I've started to move away from the lndmon architecture all together however. Instead, I favor integrating prometheus at a closer level, but still behind a build flag. So in this case, the telemetry package would expose a certain set of interfaces that closes mirrors the histograms, gauges, counters, etc that come along with prometheus. The default implementation (no build flag specified) would simply just map and proxy these metrics over the regular streaming RPC. However, with the build flag set it would parse the relevant configuration, and set up the appropriate Prometheus client. The one challenge with this approach is creating a set of interfaces that's closely maps to the existing Prometheus interface without deviating too much while still providing it with all the extra options and arguments that come with all the gadgets.

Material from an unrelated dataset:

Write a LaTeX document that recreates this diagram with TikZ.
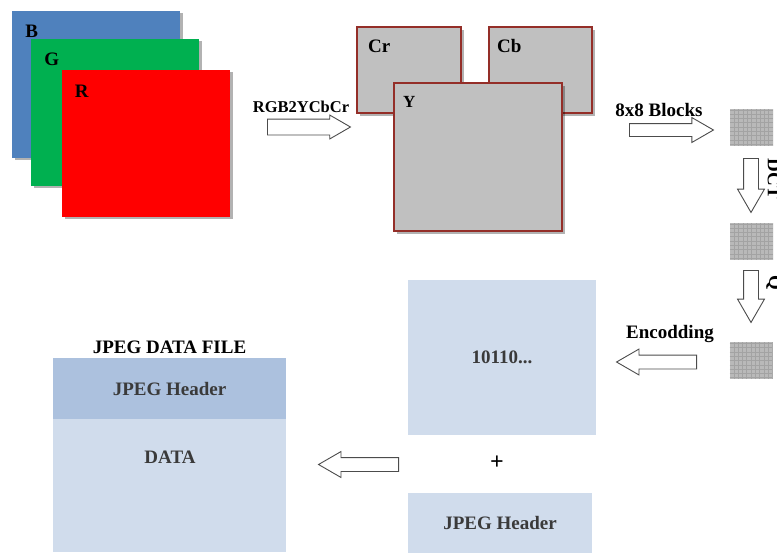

alevchuk commented 5 years ago

As the complexity of LND grows, having monitoring will allow quickly detecting performance regressions. Also, by tracking balances, we can detect correctness regressions. Please consider making an early iteration on this.

alevchuk commented 5 years ago

friendly-ping

Roasbeef commented 5 years ago

This is on our map for 0.6, it hasn't been forgotten!

alevchuk commented 5 years ago

Hi, any updates on monitoring for us (folks that test latest changes to lnd)?

halseth commented 5 years ago

No longer on map for 0.6, but still not forgotten! 😆

blackjid commented 5 years ago

Hey, in the meantime I built this exporter. https://github.com/platanus/lightning-prometheus-exporter. I don't have access through the api to all the goodies that https://github.com/lightningnetwork/lnd/pull/1355 is exposing, but is the first iteration.

Roasbeef commented 5 years ago

See #3134. We'll have some follow up projects in this lane as well.

alevchuk commented 5 years ago

Nice! Now we have lndmon - which addresses the monitoring need.

I was able to install it in a few hours. Looks awesome!